### EXERCISE REQUIREMENTS
Skip the pictures, please, and write out exactly the lines from the opening of the data through the line containing "(14,300) -- (518,300);".

### DATASET SECTION

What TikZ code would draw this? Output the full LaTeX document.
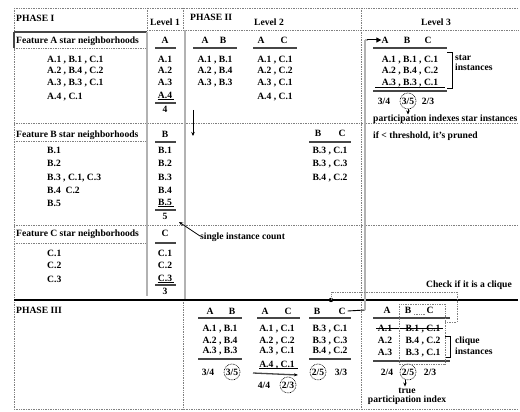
\documentclass[tikz,border=0pt]{standalone}
\usepackage{fontspec}
\setmainfont{Liberation Serif}
\usetikzlibrary{arrows.meta}
\begin{document}
\begin{tikzpicture}[x=1pt,y=-1pt,
  t/.style={font=\fontsize{9.6}{10}\selectfont\bfseries, inner sep=0pt, text height=6.5pt, text depth=0pt},
  tl/.style={t, anchor=west},
  dots/.style={draw=gray, line width=0.7pt, dash pattern=on 0.8pt off 0.9pt},
  hl/.style={draw=gray!55!black, line width=1.3pt},
  ul/.style={draw=black, line width=0.6pt},
  bar/.style={draw=gray!60, line width=2.6pt},
  circ/.style={draw=black, line width=0.6pt, dash pattern=on 0.8pt off 0.8pt},
  arr/.style={draw=black, line width=0.8pt, -{Stealth[length=4pt,width=3.5pt]}}]
\useasboundingbox (0,0) rectangle (520,412);
% frame and grid
\draw[dots] (14,8) -- (518,8);
\draw[dots] (14,8) -- (14,409);
\draw[dots] (14,409) -- (518,409);
\draw[dots] (147,30) -- (518,30);
\draw[dots] (147,8) -- (147,32);
\draw[dots] (183,8) -- (183,30);
\draw[dots] (183,300) -- (183,409);
\draw[dots] (361,8) -- (361,409);
\draw[dots] (14,123) -- (518,123);
\draw[dots] (14,225) -- (518,225);
\draw[dots] (14,48) -- (147,48);
\draw[dots] (14,141) -- (147,141);
\draw[dots] (14,243) -- (147,243);
\draw[draw=gray!55!black, line width=1.2pt] (14,32) -- (147,32);
\draw[draw=gray!55!black, line width=1.2pt] (14,32) -- (14,48);
\draw[bar] (147,32) -- (147,296);
\draw[bar] (185,30) -- (185,300);
\draw[draw=black, line width=1.4pt] (14,300) -- (518,300);

% ---------- headers
\node[tl] (ph1) at (16,18) {PHASE I};
\node[tl] (ph2) at (190,17) {PHASE II};
\node[tl] (ph3) at (16,310) {PHASE III};
\node[t] (lev1) at (165,22) {Level 1};
\node[t] (lev2) at (269,22) {Level 2};
\node[t] (lev3) at (436,22) {Level 3};

% ---------- Phase I
\node[tl] (fa) at (16,40) {Feature A star neighborhoods};
\node[tl] (fa1) at (47,59) {A.1 , B.1 , C.1};
\node[tl] (fa2) at (47,70) {A.2 , B.4 , C.2};
\node[tl] (fa3) at (47,82) {A.3 , B.3 , C.1};
\node[tl] (fa4) at (47,96) {A.4 , C.1};
\node[tl] (fb) at (16,134) {Feature B star neighborhoods};
\node[tl] (fb1) at (47,150) {B.1};
\node[tl] (fb2) at (47,163) {B.2};
\node[tl] (fb3) at (47,177) {B.3 , C.1, C.3};
\node[tl] (fb4) at (47,190) {B.4\enspace C.2};
\node[tl] (fb5) at (47,203) {B.5};
\node[tl] (fc) at (16,233) {Feature C star neighborhoods};
\node[tl] (fc1) at (47,253) {C.1};
\node[tl] (fc2) at (47,265) {C.2};
\node[tl] (fc3) at (47,279) {C.3};

% Level 1 column
\node[t] (a0) at (165,40) {A};
\draw[hl] (155,48) -- (176,48);
\node[t] (a1) at (165,59) {A.1};
\node[t] (a2) at (165,70) {A.2};
\node[t] (a3) at (165,82) {A.3};
\node[t] (a4) at (165,95) {A.4};
\draw[ul] (a4.south west) ++(0,1) -- ++(16,0);
\draw[hl] (155,103) -- (176,103);
\node[t] (acnt) at (165,109) {4};
\node[t] (b0) at (165,134) {B};
\draw[hl] (155,142) -- (176,142);
\node[t] (b1) at (165,150) {B.1};
\node[t] (b2) at (165,163) {B.2};
\node[t] (b3) at (165,177) {B.3};
\node[t] (b4) at (165,190) {B.4};
\node[t] (b5) at (165,202) {B.5};
\draw[ul] (b5.south west) ++(0,1) -- ++(16,0);
\draw[hl] (155,210) -- (176,210);
\node[t] (bcnt) at (165,216) {5};
\node[t] (c0) at (165,233) {C};
\draw[hl] (155,243) -- (176,243);
\node[t] (c1) at (165,253) {C.1};
\node[t] (c2) at (165,265) {C.2};
\node[t] (c3) at (165,278) {C.3};
\draw[ul] (c3.south west) ++(0,1) -- ++(16,0);
\draw[hl] (155,285) -- (176,285);
\node[t] (ccnt) at (165,291) {3};

\node[tl] (sic) at (200,236) {single instance count};
\coordinate (sictip) at (179,222);
\draw[arr] (sic.west) -- (sictip);

% ---------- Phase II, Level 2
\node[t] (p2abA) at (205,40) {A};
\node[t] (p2abB) at (223,40) {B};
\draw[hl] (193,48) -- (237,48);
\node[t] (p2ab1) at (215,59) {A.1 , B.1};
\node[t] (p2ab2) at (215,70) {A.2 , B.4};
\node[t] (p2ab3) at (215,82) {A.3 , B.3};
\node[t] (p2acA) at (261,40) {A};
\node[t] (p2acC) at (284,40) {C};
\draw[hl] (253,48) -- (297,48);
\node[t] (p2ac1) at (275,59) {A.1 , C.1};
\node[t] (p2ac2) at (275,70) {A.2 , C.2};
\node[t] (p2ac3) at (275,82) {A.3 , C.1};
\node[t] (p2ac4) at (275,96) {A.4 , C.1};
\coordinate (dnA) at (193,110);
\coordinate (dnB) at (193,136);
\draw[arr] (dnA) -- (dnB);
\node[t] (p2bcB) at (318,133) {B};
\node[t] (p2bcC) at (342,133) {C};
\draw[hl] (309,142) -- (351,142);
\node[t] (p2bc1) at (330,150) {B.3 , C.1};
\node[t] (p2bc2) at (330,163) {B.3 , C.3};
\node[t] (p2bc3) at (330,177) {B.4 , C.2};

% ---------- Phase II, Level 3
\node[t] (p2abcA) at (385,40) {A};
\node[t] (p2abcB) at (407,40) {B};
\node[t] (p2abcC) at (428,40) {C};
\draw[hl] (373,48) -- (447,48);
\node[t] (p2abc1) at (410,59) {A.1 , B.1 , C.1};
\node[t] (p2abc2) at (410,70) {A.2 , B.4 , C.2};
\node[t] (p2abc3) at (410,82) {A.3 , B.3 , C.1};
\draw[ul] (375,87) -- (445,87);
\draw[hl] (373,91) -- (447,91);
\draw[ul] (447,52) -- (452,52) -- (452,88) -- (447,88);
\node[tl] (si1) at (455,57) {star};
\node[tl] (si2) at (455,67) {instances};
\node[t] (p2v1) at (384,101) {3/4};
\node[t] (p2v2) at (408,101) {3/5};
\node[t] (p2v3) at (428,101) {2/3};
\draw[circ] (p2v2.center) circle (8);
\node[tl] (pist) at (373,118) {participation indexes star instances};
\node[tl] (thr) at (373,135) {if < threshold, it's pruned};
\coordinate (p2circ) at (408,109);
\draw[arr] (p2circ) -- (408,114.5);

% ---------- Phase III
\node[t] (p3abA) at (210,311) {A};
\node[t] (p3abB) at (232,311) {B};
\draw[hl] (198,318) -- (242,318);
\node[t] (p3ab1) at (220,328) {A.1 , B.1};
\node[t] (p3ab2) at (220,340) {A.2 , B.4};
\node[t] (p3ab3) at (220,350) {A.3 , B.3};
\draw[hl] (198,359) -- (242,359);
\node[t] (p3abv1) at (208,372) {3/4};
\node[t] (p3abv2) at (232,372) {3/5};
\draw[circ] (p3abv2.center) circle (8);

\node[t] (p3acA) at (265,311) {A};
\node[t] (p3acC) at (288,311) {C};
\draw[hl] (257,318) -- (300,318);
\node[t] (p3ac1) at (277,328) {A.1 , C.1};
\node[t] (p3ac2) at (277,340) {A.2 , C.2};
\node[t] (p3ac3) at (277,350) {A.3 , C.1};
\node[t] (p3ac4) at (277,364) {A.4 , C.1};
\draw[ul] (p3ac4.south west) ++(0,1) -- ++(39,0);
\draw[hl, -{Stealth[length=4pt,width=3pt,black]}] (253,373) -- (298,375);
\node[t] (p3acv1) at (264,385) {4/4};
\node[t] (p3acv2) at (288,385) {2/3};
\draw[circ] (p3acv2.center) circle (8);

\node[t] (p3bcB) at (317,311) {B};
\node[t] (p3bcC) at (342,311) {C};
\draw[hl] (309,318) -- (351,318);
\node[t] (p3bc1) at (330,328) {B.3 , C.1};
\node[t] (p3bc2) at (330,340) {B.3 , C.3};
\node[t] (p3bc3) at (330,350) {B.4 , C.2};
\draw[hl] (309,359) -- (351,359);
\node[t] (p3bcv1) at (318,372) {2/5};
\node[t] (p3bcv2) at (341,372) {3/3};
\draw[circ] (p3bcv1.center) circle (8);

% Level 3 connector (Phase III B C -> Phase II A B C)
\coordinate (cbot) at (365,310);
\coordinate (ctop) at (365,40);
\draw[draw=black, line width=0.9pt] (p3bcC.east) ++(2,0) -- (cbot);
\draw[bar] (cbot) -- (ctop);
\draw[draw=gray!60, line width=2.6pt] (ctop) -- (368,40);
\draw[draw=black, line width=1pt, -{Triangle[length=5pt,width=5pt]}] (367,40) -- (p2abcA.west);

% ---------- Phase III, Level 3
\node[t] (p3A) at (387,310) {A};
\node[t] (p3B) at (408,310) {B};
\node[t] (p3C) at (430,310) {C};
\draw[hl] (373,318) -- (450,318);
\node[t] (p3r1a) at (385,328) {A.1};
\node[t] (p3r1b) at (423,328) {B.1 , C.1};
\draw[draw=black, line width=0.7pt] (376,328) -- (443,328);
\node[t] (p3r2a) at (385,340) {A.2};
\node[t] (p3r2b) at (423,340) {B.4 , C.2};
\node[t] (p3r3a) at (385,352) {A.3};
\node[t] (p3r3b) at (423,352) {B.3 , C.1};
\draw[hl] (373,361) -- (450,361);
\draw[ul] (445,336) -- (450,336) -- (450,357) -- (445,357);
\node[tl] (ci1) at (455,340) {clique};
\node[tl] (ci2) at (455,351) {instances};
\node[t] (p3v1) at (387,372) {2/4};
\node[t] (p3v2) at (408,372) {2/5};
\node[t] (p3v3) at (430,372) {2/3};
\draw[circ] (p3v2.center) circle (8);
\node[t] (tru1) at (407,390) {true};
\node[t] (tru2) at (407,399) {participation index};
\coordinate (p3circ) at (405,380);
\draw[arr] (p3circ) -- (tru1.north -| p3circ);

% clique check callout
\draw[dots] (399,304) rectangle (445,364);
\draw[dots] (414,314) -- (425,314);
\node[t] (chk) at (469,284) {Check if it is a clique};
\coordinate (jn) at (331,300);
\fill[black] (jn) circle (2.2);
\draw[dots] (jn) -- (331,292) -- (457,292) -- (457,322) -- (445,322);
\end{tikzpicture}
\end{document}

### COMPLETE RESPONSE
What TikZ code would draw this? Output the full LaTeX document.
\documentclass[tikz,border=0pt]{standalone}
\usepackage{fontspec}
\setmainfont{Liberation Serif}
\usetikzlibrary{arrows.meta}
\begin{document}
\begin{tikzpicture}[x=1pt,y=-1pt,
  t/.style={font=\fontsize{9.6}{10}\selectfont\bfseries, inner sep=0pt, text height=6.5pt, text depth=0pt},
  tl/.style={t, anchor=west},
  dots/.style={draw=gray, line width=0.7pt, dash pattern=on 0.8pt off 0.9pt},
  hl/.style={draw=gray!55!black, line width=1.3pt},
  ul/.style={draw=black, line width=0.6pt},
  bar/.style={draw=gray!60, line width=2.6pt},
  circ/.style={draw=black, line width=0.6pt, dash pattern=on 0.8pt off 0.8pt},
  arr/.style={draw=black, line width=0.8pt, -{Stealth[length=4pt,width=3.5pt]}}]
\useasboundingbox (0,0) rectangle (520,412);
% frame and grid
\draw[dots] (14,8) -- (518,8);
\draw[dots] (14,8) -- (14,409);
\draw[dots] (14,409) -- (518,409);
\draw[dots] (147,30) -- (518,30);
\draw[dots] (147,8) -- (147,32);
\draw[dots] (183,8) -- (183,30);
\draw[dots] (183,300) -- (183,409);
\draw[dots] (361,8) -- (361,409);
\draw[dots] (14,123) -- (518,123);
\draw[dots] (14,225) -- (518,225);
\draw[dots] (14,48) -- (147,48);
\draw[dots] (14,141) -- (147,141);
\draw[dots] (14,243) -- (147,243);
\draw[draw=gray!55!black, line width=1.2pt] (14,32) -- (147,32);
\draw[draw=gray!55!black, line width=1.2pt] (14,32) -- (14,48);
\draw[bar] (147,32) -- (147,296);
\draw[bar] (185,30) -- (185,300);
\draw[draw=black, line width=1.4pt] (14,300) -- (518,300);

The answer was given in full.